Tuesday, May 1, 2007

Links to school profiles, report cards

If you're investigating school districts -- whether in west-central Illinois or anywhere else in the state -- you might want to visit some websites that compile school performance data.

Start by going here, where you can read a letter from our governor. The letter gives you overview of how the state organizes school district information, then provides you with two links.

The first, the Illinois School Profile, gives you just the highlights of a school -- the attendance rate, average class size, and district spending. You can also determine whether the school has been making Adequate Yearly Progress (AYP) under the guidelines set forth by the No Child Left Behind Act.

But if you want even more exhaustive analysis of a school -- and the link mentioned above doesn't satisfy you -- you can also check out the more thorough Report Cards. There, you can do extensive quantitative analysis of how students performed in different subject areas, as well as within different ethnic and socio-economic groups. (Call me cynical, but I have deep concerns about this ethnic and socio-economic data being included, largely because I think the people who care about this information the most are the same people most likely to exploit it for their own benefit.)

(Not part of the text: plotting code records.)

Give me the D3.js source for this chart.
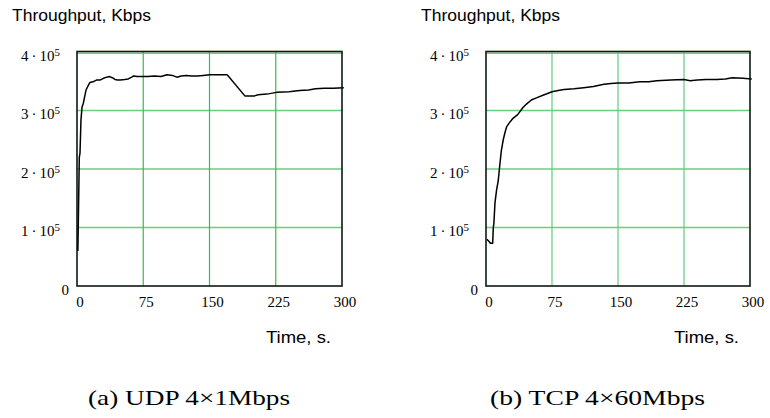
<!DOCTYPE html>
<html>
<head>
<meta charset="utf-8">
<script src="https://cdn.jsdelivr.net/npm/d3@7"></script>
<style>
  body { margin: 0; background: #fff; }
  svg { display: block; }
</style>
</head>
<body>
<script>
// Values
var xTicks = [0, 75, 150, 225, 300];
var yTicks = [0, 100000, 200000, 300000, 400000];

// (a) UDP 4x1Mbps
var udpTime = [1, 2.6, 3.4, 4.5, 5.7, 7.1, 10.2, 12.8, 14.7, 18, 22, 26, 30, 33.6, 37, 40, 43, 46, 49, 54, 58, 62, 64, 68, 73, 80, 88, 95, 102, 108, 113, 118, 124, 130, 136, 143, 150, 160, 170, 190, 201, 205, 215, 226, 240, 252, 262, 270, 280, 290, 302];
var udpThroughput = [60000, 220000, 227000, 284000, 306000, 312000, 335000, 343000, 348000, 349000, 352000, 352000, 355000, 357000, 358000, 356000, 353000, 352000, 352000, 353000, 354000, 357000, 359000, 358000, 358000, 358000, 359000, 358000, 361000, 360000, 357000, 359000, 360000, 359000, 359000, 360000, 361000, 361000, 361000, 325000, 325000, 327000, 328000, 331000, 332000, 334000, 335000, 337000, 338000, 338000, 339000];

// (b) TCP 4x60Mbps
var tcpTime = [1, 3.5, 5, 7.6, 8.3, 9, 10.2, 12, 13.9, 15.9, 17.5, 19.6, 21.5, 23.4, 27, 31, 36, 42, 46, 51.5, 58, 64.7, 70, 75, 82, 88.6, 100, 111, 122, 134, 142, 150, 162, 175, 185, 194, 210, 225, 232, 240, 250, 262, 272, 280, 292, 302];
var tcpThroughput = [80000, 76000, 73000, 73000, 100000, 108000, 142000, 164000, 180000, 210000, 232000, 250000, 262000, 272000, 280000, 287000, 293000, 305000, 311000, 318000, 322000, 326000, 329000, 332000, 334000, 336000, 337000, 339000, 341000, 345000, 346000, 347000, 347000, 349000, 349000, 351000, 352000, 353000, 351000, 352000, 353000, 353000, 354000, 356000, 355000, 354000];

var captions = ["(a) UDP 4\u00d71Mbps", "(b) TCP 4\u00d760Mbps"];
var yTitle = "Throughput, Kbps";
var xTitle = "Time, s.";

var width = 770;
var height = 418;

var svg = d3.select("body")
  .append("svg")
    .attr("width", width)
    .attr("height", height);

// layout of each panel
var panels = [
  { x0: 77,  x1: 342, time: udpTime, value: udpThroughput, caption: captions[0], capX: 88,  capW: 202, titleX: 12,  vGrid: "#2ec246" },
  { x0: 486, x1: 750, time: tcpTime, value: tcpThroughput, caption: captions[1], capX: 490, capW: 215, titleX: 421, vGrid: "#62cc80" }
];

var plotTop = 52, plotBottom = 286;
var hGrid = "#6acd84";
var frameColor = "#0e1a10";
var serif = "'Liberation Serif', 'Times New Roman', serif";
var sans = "'Liberation Sans', Arial, sans-serif";

panels.forEach(drawPanel);

function drawPanel(p) {
  var xScale = d3.scaleLinear()
                 .domain([xTicks[0], xTicks[xTicks.length - 1]])
                 .range([p.x0, p.x1]);
  var yScale = d3.scaleLinear()
                 .domain([yTicks[0], yTicks[yTicks.length - 1]])
                 .range([plotBottom, plotTop]);

  var g = svg.append("g");

  // horizontal grid (top one sits just under the frame)
  g.selectAll(".hgrid")
    .data(yTicks.filter(d => d > 0))
    .enter()
    .append("line")
      .attr("x1", xScale(0))
      .attr("x2", xScale(300))
      .attr("y1", d => yScale(d) + (d === 400000 ? 1.2 : 0))
      .attr("y2", d => yScale(d) + (d === 400000 ? 1.2 : 0))
      .attr("stroke", hGrid)
      .attr("stroke-width", 1.4);

  // vertical grid
  g.selectAll(".vgrid")
    .data(xTicks.filter(d => d > 0 && d < 300))
    .enter()
    .append("line")
      .attr("x1", d => xScale(d))
      .attr("x2", d => xScale(d))
      .attr("y1", yScale(0))
      .attr("y2", yScale(400000))
      .attr("stroke", p.vGrid)
      .attr("stroke-width", 1.2);

  // frame
  g.append("rect")
    .attr("x", xScale(0))
    .attr("y", yScale(400000) - 0.5)
    .attr("width", xScale(300) - xScale(0))
    .attr("height", yScale(0) - yScale(400000) + 0.5)
    .attr("fill", "none")
    .attr("stroke", frameColor)
    .attr("stroke-width", 1.6);

  // data line
  var line = d3.line()
               .x(d => xScale(d[0]))
               .y(d => yScale(d[1]));

  g.append("path")
    .datum(d3.zip(p.time, p.value))
    .attr("d", line)
    .attr("fill", "none")
    .attr("stroke", "#000")
    .attr("stroke-width", 1.5)
    .attr("stroke-linejoin", "round");

  // y axis labels, "n·10^5"
  var yAxis = d3.axisLeft(yScale)
                .tickValues(yTicks)
                .tickSize(0)
                .tickPadding(17);

  var ya = g.append("g")
    .attr("transform", "translate(" + xScale(0) + ",0)")
    .call(yAxis);
  ya.select(".domain").remove();
  ya.attr("font-family", serif).attr("font-size", 15);
  ya.selectAll("text")
    .attr("fill", "#000")
    .attr("dy", "0.54em")
    .each(function(d) {
      var t = d3.select(this);
      if (d === 0) {
        t.text("0").attr("x", -8);
      } else {
        t.text("");
        t.append("tspan").text((d / 100000) + "\u2009\u00b7\u200910");
        t.append("tspan").text("5").attr("font-size", "11px").attr("dy", "-0.45em");
      }
    });

  // x axis labels
  var xAxis = d3.axisBottom(xScale)
                .tickValues(xTicks)
                .tickSize(0)
                .tickPadding(10.5);

  var xa = g.append("g")
    .attr("transform", "translate(2.5," + yScale(0) + ")")
    .call(xAxis);
  xa.select(".domain").remove();
  xa.attr("font-family", serif).attr("font-size", 15);
  xa.selectAll("text").attr("fill", "#000");

  // titles
  svg.append("text")
    .attr("x", p.titleX)
    .attr("y", 20.5)
    .style("font-family", sans)
    .style("font-size", "16.5px")
    .attr("textLength", 139)
    .attr("lengthAdjust", "spacingAndGlyphs")
    .text(yTitle);

  svg.append("text")
    .attr("x", xScale(300) - 11)
    .attr("y", 342.5)
    .style("font-family", sans)
    .style("font-size", "16.5px")
    .style("text-anchor", "end")
    .attr("textLength", 65)
    .attr("lengthAdjust", "spacingAndGlyphs")
    .text(xTitle);

  svg.append("text")
    .attr("x", p.capX)
    .attr("y", 405)
    .style("font-family", serif)
    .style("font-size", "21px")
    .attr("textLength", p.capW)
    .attr("lengthAdjust", "spacingAndGlyphs")
    .text(p.caption);
}
</script>
</body>
</html>
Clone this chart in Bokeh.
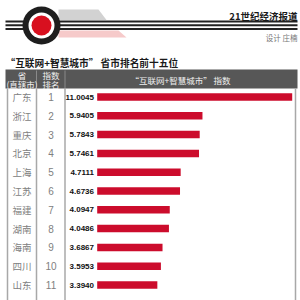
from bokeh.plotting import figure
from bokeh.models import Range1d, ColumnDataSource
from bokeh.core.properties import value
from bokeh.embed import file_html
from bokeh.resources import INLINE

# ---- data ----
provinces = ["广东", "浙江", "重庆", "北京", "上海", "江苏", "福建", "湖南", "海南", "四川", "山东", "湖北"]
ranks = [1, 2, 3, 4, 5, 6, 7, 8, 9, 10, 11, 12]
index_values = [11.0045, 5.9405, 5.7843, 5.7461, 4.7111, 4.6736, 4.0947, 4.0486, 3.6867, 3.5953, 3.3940, 3.19]
value_labels = ["11.0045", "5.9405", "5.7843", "5.7461", "4.7111", "4.6736", "4.0947", "4.0486", "3.6867", "3.5953", "3.3940", "3.1900"]

title_text = "“互联网+智慧城市” 省市排名前十五位"
brand_text = "21世纪经济报道"
credit_text = "设计 庄楠"
col_header = "“互联网+智慧城市” 指数"

CJK = value("Noto Sans CJK SC")
NUM = value("Liberation Sans")

# ---- layout constants (pixels) ----
W, H = 300, 300
bar_x0 = 96.7
px_per_unit = 195.0 / 11.0045
row0 = 96.5
row_h = 18.8

p = figure(width=W, height=H, x_range=Range1d(0, W), y_range=Range1d(H, 0),
           toolbar_location=None, output_backend="svg", min_border=0,
           x_axis_location=None, y_axis_location=None, outline_line_color=None,
           background_fill_color="white", border_fill_color="white")
p.grid.visible = False

p.extra_x_ranges = {"val": Range1d(-bar_x0 / px_per_unit, (W - bar_x0) / px_per_unit)}
p.extra_y_ranges = {"row": Range1d(1 + (H - row0) / row_h, 1 - row0 / row_h)}

# ---- masthead decoration ----
p.patch([58, 98, 106, 58], [9, 9, 19.5, 19.5], fill_color="#d2d2d2", line_color=None)
p.patch([58, 118, 126, 58], [30, 30, 37, 37], fill_color="#f6caca", line_color=None)
for yy in [21.0, 24.7, 28.4]:
    p.segment(x0=5, y0=yy, x1=297, y1=yy, line_color="#222222", line_width=2)
p.circle(x=[41], y=[25], radius=19, fill_color="#1e1e1e", line_color=None)
p.circle(x=[41], y=[25], radius=13, fill_color="white", line_color=None)
p.circle(x=[41], y=[25], radius=10, fill_color="#d8101f", line_color=None)

p.text(x=[297], y=[15], text=[brand_text], text_font=CJK, text_font_style="bold",
       text_font_size="9.5px", text_color="#1a1a1a", text_align="right", text_baseline="middle")
p.text(x=[297], y=[36.5], text=[credit_text], text_font=CJK,
       text_font_size="7.5px", text_color="#777777", text_align="right", text_baseline="middle")

# ---- title ----
p.text(x=[5], y=[62], text=[title_text], text_font=CJK, text_font_style="bold",
       text_font_size="9.7px", text_color="#1a1a1a", text_align="left", text_baseline="middle")

# ---- table frame ----
p.quad(left=5, right=297, top=69, bottom=88, fill_color="#575757", line_color=None)
for xx in [7, 295]:
    p.segment(x0=xx, y0=88, x1=xx, y1=300, line_color="#a8a8a8", line_width=1.5)
for xx in [36, 64.5]:
    p.segment(x0=xx, y0=70, x1=xx, y1=88, line_color="#8a8a8a", line_width=1)
    p.segment(x0=xx, y0=88, x1=xx, y1=300, line_color="#a8a8a8", line_width=1.5)

hdr = dict(text_font=CJK, text_color="#f0f0f0", text_align="center", text_baseline="middle")
p.text(x=[21.5], y=[74.5], text=["省"], text_font_size="8.5px", **hdr)
p.text(x=[21.5], y=[83], text=["(直辖市)"], text_font_size="8.5px", **hdr)
p.text(x=[50.5], y=[74.5], text=["指数"], text_font_size="8.5px", **hdr)
p.text(x=[50.5], y=[83], text=["排名"], text_font_size="8.5px", **hdr)
p.text(x=[180], y=[79], text=[col_header], text_font_size="8.5px", **hdr)

# ---- data rows ----
src = ColumnDataSource(dict(rank=ranks, prov=provinces, val=index_values, lab=value_labels,
                            rank_txt=[str(r) for r in ranks]))

p.hbar(y="rank", left=0, right="val", height=0.4, source=src,
       x_range_name="val", y_range_name="row", fill_color="#cc0c2c", line_color=None)

p.text(x=-3.2 / px_per_unit, y="rank", text="lab", source=src, x_range_name="val", y_range_name="row",
       text_font=NUM, text_font_style="bold", text_font_size="8px", text_color="#111111",
       text_align="right", text_baseline="middle")
p.text(x=21.5, y="rank", text="prov", source=src, y_range_name="row",
       text_font=CJK, text_font_size="9.5px", text_color="#808080",
       text_align="center", text_baseline="middle")
p.text(x=50.5, y="rank", text="rank_txt", source=src, y_range_name="row",
       text_font=value("Liberation Sans"), text_font_size="10px", text_color="#808080",
       text_align="center", text_baseline="middle")

open("out.html", "w").write(file_html(p, INLINE))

Just as universities don't use ACT scores as the sole measurements for deciding whether students should be admitted, parents shouldn't use these profiles and reports as the only means of choosing a school. The information in the reports gives a lot of data, but there's a lot missing, too. What about student evaluations of teachers, for example? Or feedback from parents? Or (best of all) how about some comments by veteran teachers, the sort forming the nucleus of any school's teaching staff, who have the best historical understanding of where the district's been and where it's headed?

Of course, you can't put some of that stuff down in numbers form, the way the profiles and reports do. But that's what I'd like to see, at least to complement the data already there. End of rant.